We have entered the age of overanalysis.

Somewhere, today, there is a report on the Nuggets-Timberwolves series filled with advanced statistics and mathematical formulas that make simple sentences look more like Cyrillic than English.

Analytics are valuable. Statistics are essential. Sometimes, though, you don't need a supercomputer to figure out why one team is better than another. Sometimes you don't even need a No. 2 pencil.

The Denver Nuggets lead the Minnesota Timberwolves 3-0 in their first-round NBA playoff series because the Nuggets are excellent and the Timberwolves are not.

You don't need to look up anyone's PER or EFG% to figure this out.

The Nuggets earned the No. 1 seed. The Wolves required two play-in games to land the No. 8 seed. Only four times since the NBA playoffs expanded to 16 teams in 1984 has an eighth seed won a series over a first seed.

The Nuggets have the best player on the floor in two-time MVP Nikola Jokic. He's not just a great player — he's a great thinker who can foil just about any defensive strategy.

The Nuggets have the second-best player on the floor in point guard Jamal Murray. The Wolves can hope that 21-year-old Anthony Edwards will eventually surpass Murray, but it hasn't happened yet. Edwards can be spectacular, but he doesn't control games the way Murray does.

The Wolves' strength should be their ability to attack opponents with two big men, Karl-Anthony Towns and Rudy Gobert. Jokic neutralizes them all by himself.

If fully healthy, the Wolves might have had a bench advantage. With top defender Jaden McDaniels and oversized microwave Naz Reid out with injuries, the Wolves bench has been shallow and largely ineffective.

The Wolves' Chris Finch is an intelligent coach, but the kindest thing you can say about his matchup with Denver's Michael Malone is that Malone has inherent advantages: more experience as a head coach, more experience coaching in the playoffs, and more players who have the acuity to carry out his plans.

Inside knowledge can be overrated in a league as well-scouted as the NBA, but if there is an insider advantage, he is sitting on the Nuggets' bench. Former Wolves coach Ryan Saunders is a Nuggets assistant. He knows Towns' preferences and tendencies as well as anyone. Saunders is a highly intelligent coach. The guess here is that he has been an asset for Denver during this series.

Cohesiveness is vital in the NBA. The Nuggets play with the selflessness of a team eyeing a championship. The Wolves have recently had a key player punch a wall and had another key player punch a teammate.

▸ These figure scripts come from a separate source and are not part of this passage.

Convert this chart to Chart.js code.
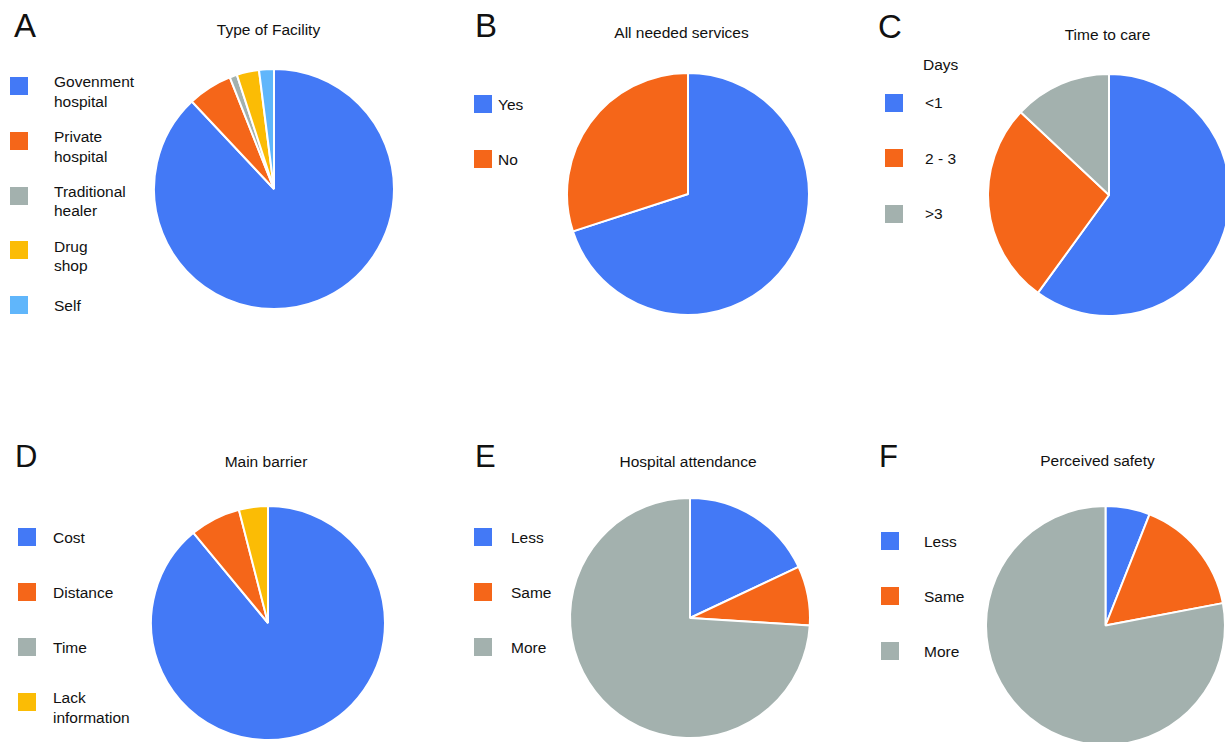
<!DOCTYPE html>
<html lang="en">
  <head>
    <meta charset="UTF-8" />
    <title>Care seeking pies</title>
    <script src="https://cdn.jsdelivr.net/npm/chart.js"></script>
    <style>
      html, body { margin: 0; padding: 0; background: #fff; }
      body {
        width: 1225px; height: 742px; overflow: hidden; position: relative;
        font-family: "Liberation Sans", Arial, Helvetica, sans-serif; color: #111;
      }
      .txt { position: absolute; white-space: nowrap; line-height: 1; }
      .box { position: absolute; width: 18px; height: 18px; }
      .pie { position: absolute; }
    </style>
  </head>
  <body>
    <script>
      // ---- data ----
      const facilityLabels = ['Govenment\nhospital', 'Private\nhospital', 'Traditional\nhealer', 'Drug\nshop', 'Self'];
      const facilityValues = [88, 6, 1, 3, 2];

      const servicesLabels = ['Yes', 'No'];
      const servicesValues = [70, 30];

      const timeLabels = ['<1', '2 - 3', '>3'];
      const timeValues = [60, 27, 13];

      const barrierLabels = ['Cost', 'Distance', 'Time', 'Lack\ninformation'];
      const barrierValues = [89, 7, 0, 4];

      const attendanceLabels = ['Less', 'Same', 'More'];
      const attendanceValues = [18, 8, 74];

      const safetyLabels = ['Less', 'Same', 'More'];
      const safetyValues = [6, 16, 78];

      const blue = '#4379f6', orange = '#f56619', grey = '#a3b1ae', yellow = '#fbbc05', sky = '#60b6fb';

      // ---- panel layout ----
      const panels = [
        { letter: 'A', lx: 14, lb: 37.3, title: 'Type of Facility', tx: 268.5, tb: 35,
          labels: facilityLabels, values: facilityValues, colors: [blue, orange, grey, yellow, sky],
          cx: 274, cy: 188.5, r: 120, sqX: 10, textX: 54, top: 77, step: 54.8 },
        { letter: 'B', lx: 475, lb: 37.3, title: 'All needed services', tx: 681.5, tb: 37.7,
          labels: servicesLabels, values: servicesValues, colors: [blue, orange],
          cx: 688, cy: 194, r: 121, sqX: 474, textX: 498, top: 95, step: 55 },
        { letter: 'C', lx: 878, lb: 37.5, title: 'Time to care', tx: 1107.5, tb: 40,
          labels: timeLabels, values: timeValues, colors: [blue, orange, grey],
          cx: 1109, cy: 195, r: 121, sqX: 885, textX: 925, top: 93.5, step: 55.5,
          extra: { text: 'Days', x: 923, b: 70 } },
        { letter: 'D', lx: 15, lb: 467, title: 'Main barrier', tx: 266, tb: 466.7,
          labels: barrierLabels, values: barrierValues, colors: [blue, orange, grey, yellow],
          cx: 268, cy: 623, r: 117, sqX: 18, textX: 53, top: 528, step: 55 },
        { letter: 'E', lx: 475, lb: 467, title: 'Hospital attendance', tx: 688, tb: 466.7,
          labels: attendanceLabels, values: attendanceValues, colors: [blue, orange, grey],
          cx: 690, cy: 618, r: 120, sqX: 474, textX: 511, top: 528.3, step: 55 },
        { letter: 'F', lx: 879, lb: 467, title: 'Perceived safety', tx: 1097.5, tb: 466,
          labels: safetyLabels, values: safetyValues, colors: [blue, orange, grey],
          cx: 1105, cy: 625.5, r: 119.5, sqX: 881, textX: 924, top: 532, step: 55 }
      ];

      function text(str, x, baseline, size, center) {
        const d = document.createElement('div');
        d.className = 'txt';
        d.textContent = str;
        d.style.fontSize = size + 'px';
        d.style.top = (baseline - 0.8465 * size) + 'px';
        d.style.left = x + 'px';
        if (center) d.style.transform = 'translateX(-50%)';
        document.body.appendChild(d);
      }

      panels.forEach(p => {
        text(p.letter, p.lx, p.lb, p.lb > 100 ? 31 : 33, false);
        text(p.title, p.tx, p.tb, 15.5, true);
        if (p.extra) text(p.extra.text, p.extra.x, p.extra.b, 15.5, false);

        // legend
        p.labels.forEach((lab, i) => {
          const y = p.top + i * p.step;
          const b = document.createElement('div');
          b.className = 'box';
          b.style.left = p.sqX + 'px';
          b.style.top = y + 'px';
          b.style.background = p.colors[i];
          document.body.appendChild(b);
          const lines = lab.split('\n');
          if (lines.length > 1) {
            lines.forEach((ln, k) => text(ln, p.textX, y + 10.5 + k * 19.5, 15.5, false));
          } else {
            text(lab, p.textX, y + 15, 15.5, false);
          }
        });

        // pie
        const pad = 4;
        const size = Math.ceil(2 * (p.r + pad));
        const wrap = document.createElement('div');
        wrap.className = 'pie';
        wrap.style.left = (p.cx - size / 2) + 'px';
        wrap.style.top = (p.cy - size / 2) + 'px';
        const cv = document.createElement('canvas');
        cv.width = size;
        cv.height = size;
        cv.style.width = size + 'px';
        cv.style.height = size + 'px';
        wrap.appendChild(cv);
        document.body.appendChild(wrap);

        new Chart(cv.getContext('2d'), {
          type: 'pie',
          data: {
            labels: p.labels,
            datasets: [{
              data: p.values,
              backgroundColor: p.colors,
              borderColor: '#fff',
              borderWidth: 2
            }]
          },
          options: {
            responsive: false,
            animation: false,
            radius: p.r,
            layout: { padding: 0 },
            plugins: { legend: { display: false }, tooltip: { enabled: false } }
          }
        });
      });
    </script>
  </body>
</html>
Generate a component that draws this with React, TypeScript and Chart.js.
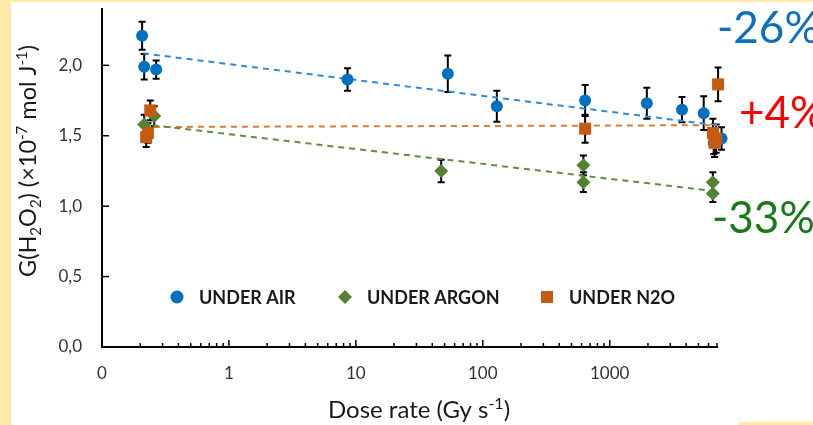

Late Friday night, after the Nuggets survived the Wolves' best effort of the series to win 120-111 at Target Center, the coaches' reactions were as different as a shrug and a smile.

Finch grumbled his way through his usual answers about the ball getting "sticky" and his team making poor decisions down the stretch.

Malone gushed about his team's leadership, cohesiveness and mentality. He spoke of his group doing what it will take to capture an NBA title, including winning Game 4 to give the Nuggets time to rest before the second round.

One team has earned the right to dream. The other is trying to avoid the embarrassment of a sweep.

If there is any positive attached to this matchup, it is this: The guy who built this Nuggets team, Tim Connelly, is now running the Wolves. He has far to travel in proving that the Gobert trade was worthwhile, but two of his other moves — signing Kyle Anderson and trading D'Angelo Russell for Michael Conley — demonstrate the kind of team-building insights the Wolves will desperately need in this and subsequent offseasons.

I picked the Nuggets to win this series in five games. I might have been grotesquely optimistic.

All that is left for the Wolves is to display something that could be described as heart. Maybe Sunday they will provide hope that next season will not involve play-in games and ill-advised punches.